We are complacent and cruel. We ask our job seekers to have multiple
language skills so that our companies can compete in a global economy
where Mandarin, Hindi, Japanese, and other Asian languages are a
tremendous competitive advantage. We do not have any problem finding
such employees. And yet we produce monolingual children who are
ill-equipped compared to their immigrant parents. Why? Over a century
of anglophone dominance in B.C. led to policies designed to erase
non-English language use among children. Residential schools set out
to eradicate aboriginal language use; hiring policies rewarded native
English speakers and reduced those who had the "wrong" accent to
subordinate roles even as they were useful as translators. Perversely,
speaking only English was considered superior to speaking multiple
languages, as long as the English had the right accent and the face
was the right colour.

Edmonton, a city that Vancouverites almost universally deride as
uncivilized and backward -- we have sushi they have cattle and oil! --
has had bilingual Mandarin-English programs from K-12 for 26 years,
with 13 schools and thousands of children learning Mandarin and
English on a 50/50 basis. There is a healthy mix of children who spoke
Chinese and English as toddlers before entering these programs in
kindergarten, so that kids in their daily interactions feel that the
two languages are equally useful and important and feel motivated to
learn both. Every time I mention to a Vancouverite that Edmonton has
had these programs for over a quarter of a century, and ask them how
many schools in Vancouver have such programs, they assume that we have
such a progressive city that we must have dozens. We have none.

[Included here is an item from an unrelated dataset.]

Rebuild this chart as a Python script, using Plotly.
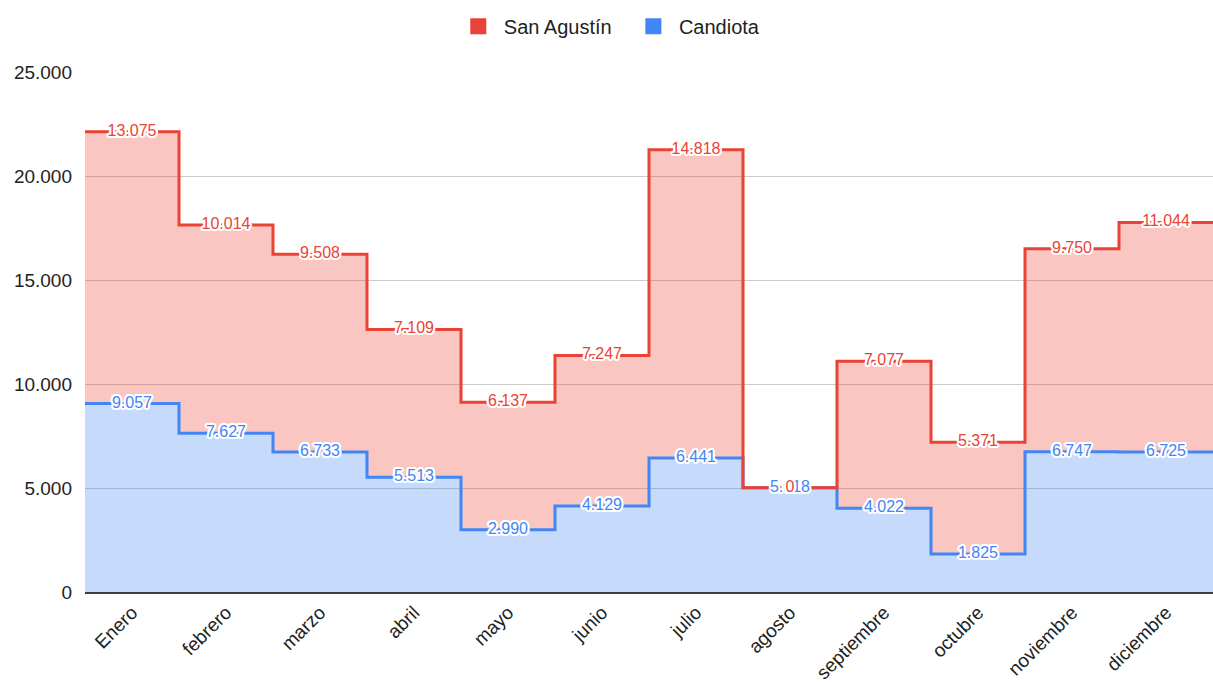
import plotly.graph_objects as go

months = ["Enero", "febrero", "marzo", "abril", "mayo", "junio", "julio",
          "agosto", "septiembre", "octubre", "noviembre", "diciembre"]
candiota = [9057, 7627, 6733, 5513, 2990, 4129, 6441, 5018, 4022, 1825, 6747, 6725]
san_agustin = [13075, 10014, 9508, 7109, 6137, 7247, 14818, 0, 7077, 5371, 9750, 11044]
y_ticks = [0, 5000, 10000, 15000, 20000, 25000]

RED = "#EA4335"
BLUE = "#4285F4"
RED_FILL = "rgba(234,67,53,0.30)"
BLUE_FILL = "rgba(66,133,244,0.30)"
FONT = "Arial, Liberation Sans, sans-serif"
HALO = ", ".join(f"{dx}px {dy}px 0px white"
                 for dx, dy in [(-2, 0), (2, 0), (0, -2), (0, 2), (-1, -1), (1, -1),
                                (-1, 1), (1, 1), (-2, -1), (2, 1), (-2, 1), (2, -1),
                                (-1, -2), (1, -2), (-1, 2), (1, 2)])

n = len(months)
xs = list(range(n + 1))
cand_step = candiota + [candiota[-1]]
san_step = san_agustin + [san_agustin[-1]]
totals = [c + s for c, s in zip(candiota, san_agustin)]
centers = [i + 0.5 for i in range(n)]

def fmt(v):
    return f"{v:,}".replace(",", ".")

fig = go.Figure()
fig.add_trace(go.Scatter(x=xs, y=cand_step, stackgroup="one", line_shape="hv",
                         line=dict(color=BLUE, width=3), fillcolor=BLUE_FILL,
                         mode="lines", showlegend=False, hoverinfo="skip"))
fig.add_trace(go.Scatter(x=xs, y=san_step, stackgroup="one", line_shape="hv",
                         line=dict(color=RED, width=3), fillcolor=RED_FILL,
                         mode="lines", showlegend=False, hoverinfo="skip"))

fig.add_trace(go.Scatter(x=centers, y=candiota, mode="text",
                         text=[fmt(v) for v in candiota],
                         textfont=dict(color=BLUE, size=16, family=FONT, shadow=HALO),
                         showlegend=False, hoverinfo="skip"))
fig.add_trace(go.Scatter(x=centers, y=totals, mode="text",
                         text=[fmt(v) for v in san_agustin],
                         textfont=dict(color=RED, size=16, family=FONT, shadow=HALO),
                         showlegend=False, hoverinfo="skip"))

fig.add_trace(go.Scatter(x=[None], y=[None], mode="markers",
                         name="\u00a0San Agustín\u00a0\u00a0\u00a0",
                         marker=dict(symbol="square", size=20, color=RED)))
fig.add_trace(go.Scatter(x=[None], y=[None], mode="markers", name="\u00a0Candiota",
                         marker=dict(symbol="square", size=20, color=BLUE)))

fig.update_layout(
    width=1213, height=682,
    margin=dict(l=85, r=0, t=72, b=90),
    paper_bgcolor="white", plot_bgcolor="white",
    separators=",.",
    font=dict(family=FONT, size=19, color="#222222"),
    legend=dict(orientation="h", x=0.467, xanchor="center", y=1.088, yanchor="middle",
                traceorder="normal", font=dict(size=20, color="#222222"),
                itemwidth=30),
    xaxis=dict(range=[0, n], tickmode="array", tickvals=centers, ticktext=months,
               tickangle=-45, showgrid=False, zeroline=False, ticks="",
               showline=True, linecolor="#3c4043", linewidth=2,
               tickfont=dict(size=19, color="#222222")),
    yaxis=dict(range=[0, 25000], tickvals=y_ticks, tickformat=",d",
               showgrid=True, gridcolor="#cccccc", gridwidth=1, zeroline=False,
               ticks="", ticklabelstandoff=12,
               tickfont=dict(size=19, color="#222222")),
)

fig.write_html("out.html", config={"displayModeBar": False},
               post_script="document.body.style.margin='0';document.body.style.overflow='hidden';")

Beginning in fall 2010, after the Olympics, the school boards of
Coquitlam, Vancouver, and Burnaby will begin early start Mandarin
programs. Only Coquitlam has made its program open to all learners.
Vancouver and Burnaby have made the mistake of limiting entrance to
English speakers only. These classes need kids who can speak Mandarin.
Decades of scholarly research has shown that without Mandarin speakers
in the classroom, English speakers will not effectively learn how to
speak Chinese. Like my 10 years of French from Grade 3 to Grade 12,
not having native French speakers in the classroom led to a stunted
language learning experience.

We are undergoing a not-so-quiet revolution in this city. The daily
circulation of our Chinese language newspapers dwarf the readership of
The Vancouver Sun and Province, and our common future will be
determined in a variety of languages, both English and non-English. If
we cannot cure ourselves of the colonial legacies of making our
children monolingual in English, we will stunt the next generation and
waste the incredible human capital that we welcome each year to out
shores.

Henry Yu is a professor of history at the University of British of
Columbia. He was born in Vancouver and graduated from UBC, the son of
immigrants from China, but also the fourth generation great-grandson
of Chinese migrants who came to B.C. in the 19th century.